Reward	Weight	Definition
`task_reward`	1.0	Capped at 1.0. Exact submitted answer gets 1.0. For adaptive-cursor misses, partial credit is terminal-gated: before the correct terminal page is observed, reward is 0. After terminal, partial credit is `0.05 * complete_valid_submit + 0.10 * checkpoint_ids_in_order + 0.85 * submitted_checkpoint_row_fraction`.
`correctness_reward`	0.0	Exact-answer metric only.
`checkpoint_row_submit_fraction`	0.0	Metric: exact gold checkpoint rows present in the submitted answer.
`checkpoint_row_context_fraction`	0.0	Metric: exact gold checkpoint rows visible in the final hard-truncated `context_window`.
`valid_checkpoint_submit`	0.0	Metric: submitted answer is a non-empty list of 4-field rows.
`complete_checkpoint_submit`	0.0	Metric: submitted answer has one valid row per expected checkpoint.
`checkpoint_ids_in_order`	0.0	Metric: submitted rows use the expected checkpoint ids in order.
`adaptive_terminal_reached`	0.0	Metric: the correct adaptive-cursor terminal page was observed.
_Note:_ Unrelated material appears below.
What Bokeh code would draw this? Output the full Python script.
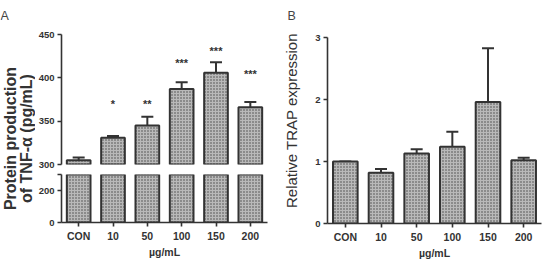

Additional diagnostic metrics include append/edit counts, dynamic overwrite/remove counts, final manifest character count, truncation count, and turn efficiency.

Data generation invariants

100% synthetic, 100% verifiable: ground truth is a deterministic function of the generated state.
100% solvable from observations: legacy ground truth is recomputed independently before each example is emitted; answer-first corpus tasks are emitted only when their gold evidence docs are reachable through the public search/read surface.
Single answer per task: every example terminates with one submit_answer(...) call.
Difficulty stratified: default training set is stratified across difficulties 0-4 for the adaptive-cursor template, with the d1/d2-lite bridge emphasized.